Broadly speaking, political scientists are a rather skeptical lot when it comes to campaign finance reform (at least for those of us who study it closely).  Especially frustrating to us are the repeated calls towards reforms that we know would be counter productive based on the empirical work we are intimately familiar with.  The campaign finance reform quarters, quite frankly, are lousy with terrible ideas that would only serve to exacerbate serious problems in American politics today.  Exhibit A, polarization.  Since our piece, more recent studies have shed light on the role of mega donors, largely because of innovations in the estimation of their ideal points. I’d go so far as to say that there is growing support that large donors are acting as a moderating force, a possibility that Ray and I looked for, but couldn't find given data limitations.  We also suspected that there is the potential for small donors to be a polarizing force should some short term trends continue.  Poole et al’s graph here seems to give us some real empirical evidence to support that idea. 

One persistent call of the reform movement is for some kind of structural support to encourage and/or subsidize small donors through matching funds, clean election laws, and the like.  While there is a nice, democratic, and altruistic ring to the term "small donor," we should proceed with caution, as populistic impulses rarely have positive outcomes when they are enacted into law.  As of now, whatever polarizing effects small donors have on our policy makers are probably being counter-balanced by larger donors.  Amplifying the polarizing voices by juking the system in their favor might only serve to drive the parties farther apart from one another.  While I’m generally not an alarmist when it comes to polarization, I’d say we’ve got enough of it right now as it is. 

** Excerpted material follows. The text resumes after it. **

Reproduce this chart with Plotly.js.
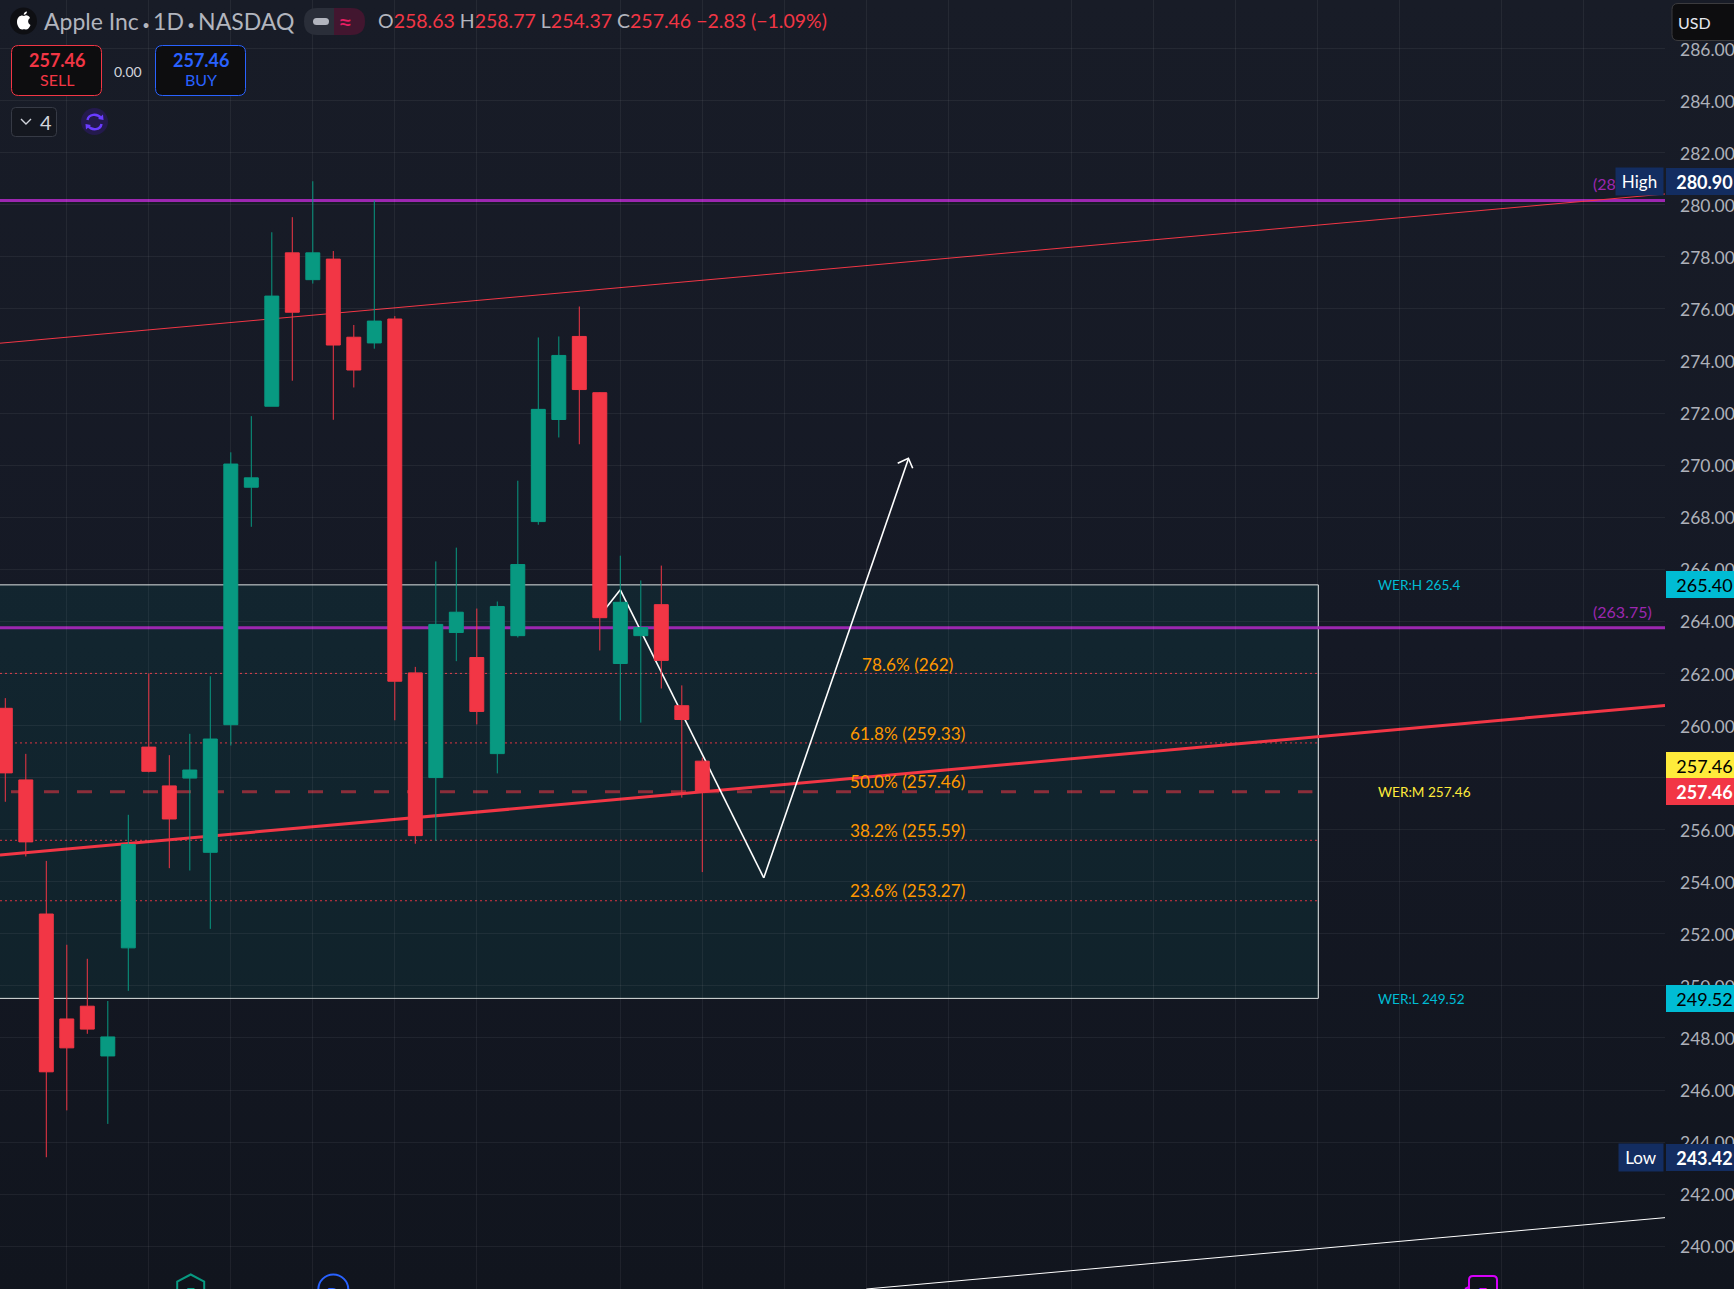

And yes, this has some relevance to the invisible primary.  While fundraising is but a part of the game, it is of real significance.  It is also one that is in constant flux due to the shifting legal sands that our finance regime is based upon and the adaptability of the players.  If there’s one constant in the history of campaign finance, it’s unintended consequences.  Virtually every goal of reformers is thwarted in an election cycle or two, and the “problems” they were trying to address wind up being more entrenched and acute.  Should legislation have the unintended consequences of enhancing the voices of the most ideological extreme portions of the financial constituency, the triangulation of party actors in the invisible primary will undoubtedly be affected.